Bonne foi et tendances positives

Alors, qu'est-ce que cela signifie pour les employés confrontés à un problème difficile sur le lieu de travail ?

Cox suggère que les travailleurs qui entretiennent de bonnes relations avec leurs managers développent une influence qu'ils peuvent utiliser pour résoudre eux-mêmes les problèmes lorsqu'ils se présentent, en évitant d'impliquer les RH complètement.

"Les RH ne garantissent rien, c'est une couche supplémentaire de complication", dit-elle. "Si vous vous occupez d'abord de ce que vous pouvez contrôler, cela signifie établir une relation positive avec votre manager, ce qui est un jeu à long terme que vous jouez avec le temps. Et ensuite, si vous ne pouvez pas obtenir ce dont vous avez besoin, vous devrez peut-être vous adresser aux RH, mais allez-y en sachant que ce n'est peut-être pas une solution magique."

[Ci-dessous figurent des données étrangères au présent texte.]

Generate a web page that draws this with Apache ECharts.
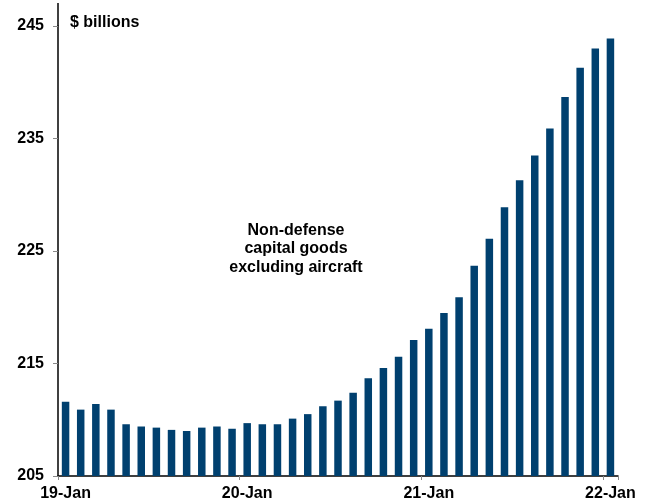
<!DOCTYPE html>
<html>
<head>
<meta charset="utf-8">
<script src="https://cdn.jsdelivr.net/npm/echarts@6/dist/echarts.min.js"></script>
<style>html,body{margin:0;padding:0;background:#fff}#c{width:645px;height:504px}</style>
</head>
<body>
<div id="c"></div>
<script>
const categories = [
  '19-Jan','19-Feb','19-Mar','19-Apr','19-May','19-Jun','19-Jul','19-Aug','19-Sep','19-Oct','19-Nov','19-Dec',
  '20-Jan','20-Feb','20-Mar','20-Apr','20-May','20-Jun','20-Jul','20-Aug','20-Sep','20-Oct','20-Nov','20-Dec',
  '21-Jan','21-Feb','21-Mar','21-Apr','21-May','21-Jun','21-Jul','21-Aug','21-Sep','21-Oct','21-Nov','21-Dec',
  '22-Jan'
];
const values = [
  211.6, 210.9, 211.4, 210.9, 209.6, 209.4, 209.3, 209.1, 209.0, 209.3, 209.4, 209.2,
  209.7, 209.6, 209.6, 210.1, 210.5, 211.2, 211.7, 212.4, 213.7, 214.6, 215.6, 217.1,
  218.1, 219.5, 220.9, 223.7, 226.1, 228.9, 231.3, 233.5, 235.9, 238.7, 241.3, 243.0,
  243.9
];
const yTicks = [205, 215, 225, 235, 245];
const unitLabel = '$ billions';
const annotation = 'Non-defense\ncapital goods\nexcluding aircraft';

const chart = echarts.init(document.getElementById('c'), null, {renderer: 'canvas'});
const font = 'Liberation Sans, Arial, sans-serif';
chart.setOption({
  animation: false,
  backgroundColor: '#ffffff',
  grid: {left: 58, right: 27, top: 26, bottom: 28, containLabel: false},
  xAxis: {
    type: 'category',
    data: categories,
    boundaryGap: true,
    axisLine: {lineStyle: {color: '#000', width: 1.5}},
    axisTick: {show: true, interval: 11, length: 4, lineStyle: {color: '#888'}},
    axisLabel: {
      interval: 11, margin: 10, color: '#000', fontFamily: font, fontWeight: 'bold', fontSize: 16,
      formatter: v => v
    },
    splitLine: {show: false}
  },
  yAxis: {
    type: 'value',
    min: yTicks[0], max: yTicks[yTicks.length - 1], interval: 10,
    axisLine: {show: true, lineStyle: {color: '#000', width: 1.5}},
    axisTick: {show: true, length: 5, lineStyle: {color: '#888'}},
    axisLabel: {margin: 14, color: '#000', fontFamily: font, fontWeight: 'bold', fontSize: 16},
    splitLine: {show: false}
  },
  series: [{
    type: 'bar',
    data: values,
    barWidth: 7.5,
    itemStyle: {color: '#00406F'}
  }],
  graphic: [
    {type: 'line', shape: {x1: 58, y1: 3, x2: 58, y2: 26}, style: {stroke: '#000', lineWidth: 1.5}},
    {type: 'text', left: 70, top: 15, style: {text: unitLabel, fill: '#000', font: 'bold 16px ' + font}},
    {type: 'text', x: 296, y: 221, style: {text: annotation, fill: '#000', font: 'bold 16px ' + font, textAlign: 'center', lineHeight: 18.5}}
  ]
});
</script>
</body>
</html>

Dans les cas où les gens veulent s'adresser aux RH au sujet d'un incident, M. D'Souza leur conseille de prendre des notes sur ce qui s'est passé et d'être clairs sur les délais, les personnes qui ont dit quoi, l'impact que cela a eu et le résultat qu'ils souhaitent. Selon lui, "ce sont les éléments clés dont l'équipe RH aura besoin pour pouvoir prendre l'incident au sérieux et le faire progresser".

Il y aura d'innombrables exemples d'équipes RH qui ont discrètement et efficacement soutenu des personnes dans des circonstances incroyablement difficiles - David D'Souza

Il suggère également d'aborder les RH en toute bonne foi ; il pense que les départements traitent souvent les problèmes des employés de manière efficace mais discrète, ce qui signifie qu'il existe de nombreuses histoires positives que nous n'entendons pas au sujet des RH. "Il y a d'innombrables exemples d'équipes RH qui ont discrètement et efficacement soutenu des personnes dans des circonstances incroyablement difficiles", dit-il.

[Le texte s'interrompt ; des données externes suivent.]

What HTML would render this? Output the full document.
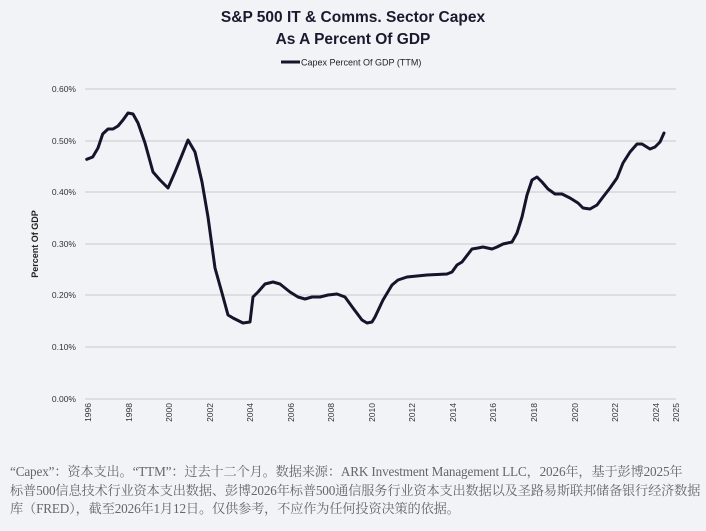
<!DOCTYPE html>
<html><head><meta charset="utf-8"><style>
body{margin:0;background:#f2f3f7;width:706px;height:531px;overflow:hidden;font-family:"Liberation Sans",sans-serif;}
.fn{position:absolute;left:10px;top:463px;width:700px;white-space:nowrap;font-family:"Liberation Serif","Noto Serif CJK SC",serif;font-size:13.2px;line-height:18.5px;color:#666;letter-spacing:-0.15px;}
</style></head><body>
<svg width="706" height="531" style="position:absolute;left:0;top:0" font-family="Liberation Sans, sans-serif">
<text x="353" y="22" text-anchor="middle" font-size="15.5" font-weight="bold" fill="#1a1a2e">S&amp;P 500 IT &amp; Comms. Sector Capex</text>
<text x="353" y="44" text-anchor="middle" font-size="15.5" font-weight="bold" fill="#1a1a2e">As A Percent Of GDP</text>
<line x1="281" y1="62" x2="300" y2="62" stroke="#14142b" stroke-width="3"/>
<text x="301" y="65.5" font-size="9" fill="#222">Capex Percent Of GDP (TTM)</text>
<g stroke="#c8c9cd" stroke-width="1">
<line x1="85" y1="89" x2="676" y2="89"/><line x1="85" y1="141" x2="676" y2="141"/><line x1="85" y1="192" x2="676" y2="192"/><line x1="85" y1="244" x2="676" y2="244"/><line x1="85" y1="295" x2="676" y2="295"/><line x1="85" y1="347" x2="676" y2="347"/><line x1="85" y1="399" x2="676" y2="399"/>
</g>
<g font-size="8.5" fill="#333" text-anchor="end">
<text x="76" y="92">0.60%</text><text x="76" y="144">0.50%</text><text x="76" y="195">0.40%</text><text x="76" y="247">0.30%</text><text x="76" y="298">0.20%</text><text x="76" y="350">0.10%</text><text x="76" y="402">0.00%</text>
</g>
<text transform="translate(38,244) rotate(-90)" text-anchor="middle" font-size="9" font-weight="bold" fill="#222">Percent Of GDP</text>
<g font-size="8.5" fill="#333" text-anchor="end">
<text transform="translate(91,403) rotate(-90)">1996</text>
<text transform="translate(132,403) rotate(-90)">1998</text>
<text transform="translate(172,403) rotate(-90)">2000</text>
<text transform="translate(213,403) rotate(-90)">2002</text>
<text transform="translate(253,403) rotate(-90)">2004</text>
<text transform="translate(294,403) rotate(-90)">2006</text>
<text transform="translate(334,403) rotate(-90)">2008</text>
<text transform="translate(375,403) rotate(-90)">2010</text>
<text transform="translate(415,403) rotate(-90)">2012</text>
<text transform="translate(456,403) rotate(-90)">2014</text>
<text transform="translate(496,403) rotate(-90)">2016</text>
<text transform="translate(537,403) rotate(-90)">2018</text>
<text transform="translate(578,403) rotate(-90)">2020</text>
<text transform="translate(618,403) rotate(-90)">2022</text>
<text transform="translate(659,403) rotate(-90)">2024</text>
<text transform="translate(679,403) rotate(-90)">2025</text>
</g>
<polyline fill="none" stroke="#14142b" stroke-width="3" stroke-linejoin="round" stroke-linecap="round" points="86.7,159.3 92.7,157 98,148 102.7,134 108,129 113,129 118,126 123,120 128,113 133,114 138,123 145,143 153,172 160,180 168,188 175,172 182,155 188,140 195,152 202,182 208,217 215,268 222,293 228,315 233,318 243,323 250,322 253,297 258,292 265,284 273,282 280,284 290,292 298,297 305,299 312,297 320,297 328,295 337,294 345,297 353,308 362,320 367,323 372,322 375,317 383,300 392,285 398,280 407,277 427,275 447,274 452,272 457,265 462,262 472,249 478,248 483,247 492,249 497,247 503,244 512,242 517,233 522,217 527,195 532,180 537,177 542,182 548,189 555,194 562,194 570,198 578,203 583,208 590,209 597,205 603,197 610,188 617,178 623,163 630,152 637,144 642,144 650,149 655,147 660,142 664,133"/>
</svg>
<div class="fn">“Capex”：资本支出。“TTM”：过去十二个月。数据来源：ARK Investment Management LLC，2026年，基于彭博2025年<br>标普500信息技术行业资本支出数据、彭博2026年标普500通信服务行业资本支出数据以及圣路易斯联邦储备银行经济数据<br>库（FRED），截至2026年1月12日。仅供参考，不应作为任何投资决策的依据。</div>
</body></html>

M. Browne affirme que son équipe et lui-même passent beaucoup de temps à discuter avec le personnel pour anticiper et résoudre les problèmes. Cela implique d'adopter une attitude non défensive face aux poursuites judiciaires intentées par les employés. "J'ai une excellente relation avec un avocat si j'en ai besoin, mais si nous travaillons continuellement avec nos employés au mieux de nos capacités, la probabilité que les gens intentent une action diminue."

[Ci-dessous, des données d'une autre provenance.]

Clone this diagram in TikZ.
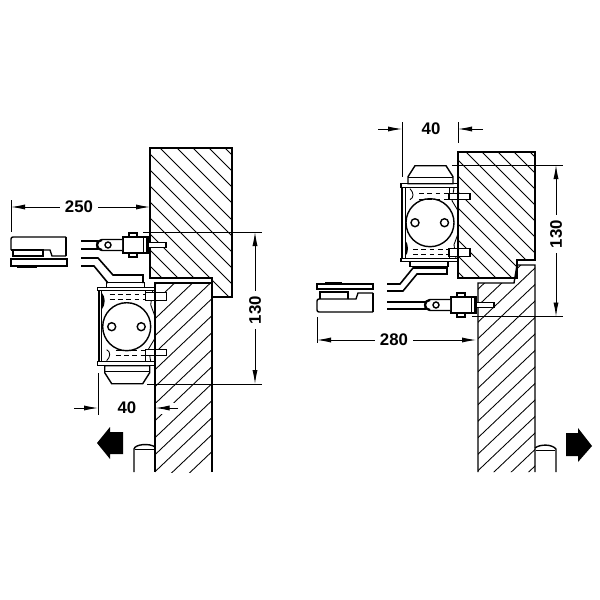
\documentclass[tikz,border=0pt]{standalone}
\usepackage{fontspec}
\setmainfont{Liberation Sans}
\usetikzlibrary{arrows.meta}
\tikzset{
  outl/.style={line width=1.05pt,line join=miter},
  thinl/.style={line width=0.65pt},
  hatchl/.style={line width=0.65pt},
  dim/.style={line width=0.65pt,-{Latex[length=10.5pt,width=3.8pt]}},
  lbl/.style={font=\bfseries\fontsize{12.6pt}{14pt}\selectfont,inner sep=0pt,outer sep=4pt,text=black},
  blockarrow/.style={fill=black,draw=none},
  dashl/.style={line width=0.65pt,dash pattern=on 3.6pt off 2.6pt},
}
\newcommand{\closerbody}{%
  \fill[white] (-28,-36) rectangle (28,35);
  \draw[outl,fill=white] (-20,-44) rectangle (18,-39);
  \draw[outl,fill=white] (-29,-39) rectangle (28,-36);
  \draw[outl,fill=white] (-29,35) rectangle (28,39);
  \draw[line width=1.2pt] (-28,-36) -- (-28,35);
  \draw[thinl] (-25,-36) -- (-25,35);
  \fill (-25,-34) .. controls (-21,-30) and (-21,-22) .. (-25,-17) -- cycle;
  \draw[thinl] (-20,23) .. controls (-16,25) and (-16,30) .. (-20,34);
  \draw[dashl] (-17,-32) -- (19,-32);
  \draw[dashl] (-17,-27) -- (19,-27);
  \draw[dashl] (-11,23.5) -- (19,23.5);
  \draw[dashl] (-11,29) -- (19,29);
  \draw[outl] (0,0) circle (24);
  \draw[outl,fill=white] (-15,0) circle (4);
  \draw[outl,fill=white] (14.5,0) circle (4);
  \draw[thinl] (26,-36) -- (24,-22) -- (28,-11);
  \draw[thinl] (28,12) -- (22,22) -- (24,35);
  \draw[outl,fill=white] (19,-34) rectangle (40,-26);
  \draw[outl,fill=white] (19,23) rectangle (40,29);
  \draw[thinl] (19,-36) -- (19,-26);
  \draw[thinl] (19,23) -- (19,35);
  \draw[outl,fill=white] (-22,39) -- (23,39) -- (23,46) -- (16,57) -- (-15,57) -- (-22,46) -- cycle;
  \draw[line width=1.1pt] (-22,45) -- (23,45);
}
\newcommand{\mountbody}{%
  \draw[outl,fill=white] (6,-12) rectangle (14,-8);
  \draw[outl,fill=white] (6,8) rectangle (14,12);
  \draw[outl,fill=white] (0,-8) rectangle (25,8);
  \draw[thinl] (20,-8) -- (20,8);
  \draw[outl] (24,-8) -- (24,8);
  \draw[outl,fill=white] (25,-2.5) rectangle (43,2.5);
  \draw[outl,fill=white] (-1,-5.5) -- (-21,-5.5) -- (-26,-3) -- (-26,3) -- (-21,5.5) -- (-1,5.5);
  \draw[line width=1.6pt] (-21,-5) arc[start angle=270,end angle=90,radius=5];
  \draw[outl,fill=white] (-15,0) circle (3);
}
\begin{document}
\begin{tikzpicture}[x=0.75pt,y=-0.75pt]
\useasboundingbox (0,0) rectangle (600,600);
\fill[white] (0,0) rectangle (600,600);

% ---------- left frame
\begin{scope}
  \clip (150,148) -- (232,148) -- (232,297) -- (212,297) -- (212,278) -- (150,278) -- cycle;
  \foreach \c in {77,61,45,29,12,-4,-20,-36,-52,-68,-84,-100,-116,-132,-148} {
    \draw[hatchl] (\c+140,140) -- (\c+340,340);
  }
\end{scope}
\draw[outl] (150,148) -- (232,148) -- (232,297) -- (212,297) -- (212,278) -- (150,278) -- cycle;

% ---------- left door
\begin{scope}
  \clip (155,283) rectangle (212,472);
  \foreach \k in {-2,...,14} {
    \draw[hatchl] (145,{471.7-17*\k+9.5}) -- (222,{471.7-17*\k-63.65});
  }
\end{scope}

% ---------- right frame
\begin{scope}
  \clip (458,152) -- (535,152) -- (535,260) -- (517,260) -- (517,278) -- (458,278) -- cycle;
  \foreach \k in {0,...,12} {
    \draw[hatchl] ({378-16*\k+140},140) -- ({378-16*\k+340},340);
  }
\end{scope}
\draw[outl] (458,152) -- (535,152) -- (535,260) -- (517,260) -- (517,278) -- (458,278) -- cycle;

% ---------- right door
\begin{scope}
  \clip (478,283) -- (514,283) -- (517,265) -- (535,265) -- (535,472) -- (478,472) -- cycle;
  \foreach \k in {-3,...,13} {
    \draw[hatchl] (470,{268+16.5*\k+61.75}) -- (545,{268+16.5*\k-9.5});
  }
\end{scope}

% ---------- closers
\begin{scope}[shift={(126.7,326.7)}] \closerbody \end{scope}
\begin{scope}[shift={(430,222.7)},yscale=-1] \closerbody \end{scope}

% ---------- door and frame edges over the closers
\draw[outl] (212,472) -- (212,283) -- (155,283) -- (155,472);
\draw[outl] (478,472) -- (478,283) -- (514,283) -- (517,265) -- (535,265) -- (535,472);
\draw[outl] (458,152) -- (458,278);

% ---------- mounts with link rods
\begin{scope}[shift={(123,245)}] \mountbody \end{scope}
\begin{scope}[shift={(451,305)}] \mountbody \end{scope}
\draw[outl] (81,241) -- (98,241);
\draw[outl] (81,249) -- (98,249);
\draw[outl] (387,302) -- (426,302);
\draw[outl] (387,309) -- (426,309);

% ---------- arms
\draw[line width=1.2pt] (81,258) -- (98,258) -- (113,275) -- (143,275) -- (143,283);
\draw[line width=1.2pt] (81,266) -- (94,266) -- (108,283);
\draw[line width=1.2pt] (387,284) -- (400,284) -- (413,268) -- (447,268) -- (447,274) -- (417,274) -- (403,291) -- (387,291);

% ---------- left glass fitting
\draw[outl,rounded corners=1.5pt] (66,237) -- (11,237) -- (11,250);
\draw[outl] (11,250) -- (43,250) -- (43,256) -- (13,256) -- (13,250);
\draw[outl] (66,256) -- (52,256) -- (50,250) -- (43,250);
\draw[outl] (66,237) -- (66,256);
\draw[outl] (11,259) rectangle (67,266);
\fill (17,265.5) rectangle (37,268);

% ---------- right glass fitting
\draw[outl] (317,284) rectangle (373,289);
\fill (325,281.5) rectangle (342,284);
\draw[outl] (320,299) -- (320,292) -- (348,292) -- (348,299);
\draw[outl,rounded corners=1.5pt] (373,312) -- (317,312) -- (317,299) -- (348,299);
\draw[outl] (373,293) -- (358,293) -- (356,299) -- (348,299);
\draw[outl] (373,293) -- (373,312);

% ---------- door stops (tubes)
\draw[outl] (134,472) -- (134,449) .. controls (135,444) and (150,443) .. (155,447);
\draw[thinl] (135,449) -- (154,449);
\draw[outl] (535,448) .. controls (540,444) and (552,444) .. (556,449) -- (556,472);
\draw[thinl] (536,450) -- (555,450);

% ---------- block arrows
\fill[blockarrow] (97,443) -- (110,427) -- (110,432) -- (123,432) -- (123,454) -- (110,454) -- (110,459) -- cycle;
\fill[blockarrow] (566,433) -- (578,433) -- (578,428) -- (592,446) -- (578,462) -- (578,456) -- (566,456) -- cycle;

% ---------- extension lines
\coordinate (e250a) at (11,200);
\coordinate (e250b) at (11,232);
\draw[thinl] (e250a) -- (e250b);
\draw[thinl] (143,232) -- (262,232);
\draw[thinl] (147,384) -- (262,384);
\draw[thinl] (98,373) -- (98,415);
\draw[thinl] (452,165) -- (563,165);
\draw[thinl] (472,316.5) -- (563,316.5);
\draw[thinl] (402,122) -- (402,177);
\draw[thinl] (458,122) -- (458,143);
\draw[thinl] (317,317) -- (317,343);

% ---------- gap in hatch round the left 40 arrow
\fill[white] (156,403) rectangle (179,414);

% ---------- dimensions
\node[lbl] (t250) at (79,207) {250};
\coordinate (t250l) at (11,207);
\coordinate (t250r) at (150,207);
\draw[dim] (t250.west) -- (t250l);
\draw[dim] (t250.east) -- (t250r);

\node[lbl,rotate=90] (t130l) at (255,310) {130};
\coordinate (a130lt) at (255,232);
\coordinate (a130lb) at (255,384);
\draw[dim] (t130l.east) -- (a130lt);
\draw[dim] (t130l.west) -- (a130lb);

\node[lbl] (t40l) at (127,408) {40};
\coordinate (a40ll0) at (74,408);
\coordinate (a40ll1) at (98,408);
\coordinate (a40lr0) at (178,408);
\coordinate (a40lr1) at (155.5,408);
\draw[dim] (a40ll0) -- (a40ll1);
\draw[dim] (a40lr0) -- (a40lr1);

\node[lbl] (t40r) at (431,129) {40};
\coordinate (a40rl0) at (378,129);
\coordinate (a40rl1) at (402,129);
\coordinate (a40rr0) at (483,129);
\coordinate (a40rr1) at (458,129);
\draw[dim] (a40rl0) -- (a40rl1);
\draw[dim] (a40rr0) -- (a40rr1);

\node[lbl,rotate=90] (t130r) at (556,234) {130};
\coordinate (a130rt) at (556,165);
\coordinate (a130rb) at (556,316.5);
\draw[dim] (t130r.east) -- (a130rt);
\draw[dim] (t130r.west) -- (a130rb);

\node[lbl] (t280) at (394,340) {280};
\coordinate (a280l) at (317,340);
\coordinate (a280r) at (476,340);
\draw[dim] (t280.west) -- (a280l);
\draw[dim] (t280.east) -- (a280r);
\end{tikzpicture}
\end{document}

Même dans les équipes RH centrées sur les personnes comme celle de Browne, les employés doivent être réalistes. Lorsque des problèmes sont soulevés, l'équipe RH n'est pas là pour agir comme un ami qui est automatiquement de votre côté, mais plutôt comme des professionnels ayant un travail à faire. Selon les directives du CIPD, cela signifie qu'il faut respecter les normes éthiques et juridiques et traiter les personnes de tous bords avec respect et équité. Dans les situations complexes, l'élaboration de la bonne procédure pour garantir que les conflits sont résolus correctement peut être un long processus nécessitant des conversations, des négociations et un soutien continus de la part de plusieurs membres du personnel.

La bonne nouvelle, cependant, c'est qu'aujourd'hui plus que jamais, les entreprises se rendent compte qu'il est important de valoriser les employés en tant qu'individus dont les besoins comptent. Des études récentes indiquent qu'à la suite de la pandémie, les chercheurs d'emploi recherchent massivement le type d'environnement de travail qui repose sur des équipes RH centrées sur les personnes.

Le Dr Simmy Grover, psychologue des organisations et universitaire à l'UCL de Londres, affirme que l'attitude des entreprises à l'égard des RH évolue en fonction de ces attentes. "Les entreprises comprennent l'importance de leur personnel", dit-elle, "et lorsqu'elles réalisent qu'en fait, elles ont un département entier qui se concentre sur les personnes, si elles lui donnent du pouvoir et des ressources alignées sur leur stratégie organisationnelle, elles obtiennent des résultats phénoménaux. Ce sont celles qui n'ont pas compris qui risquent de rester à la traîne."

Même si les entreprises s'orientent vers le changement, les travailleurs doivent toutefois se rappeler que les RH ont un travail à faire qui va au-delà de l'offre de sympathie et de soutien. Alors, gardez peut-être certains amis plus proches que d'autres.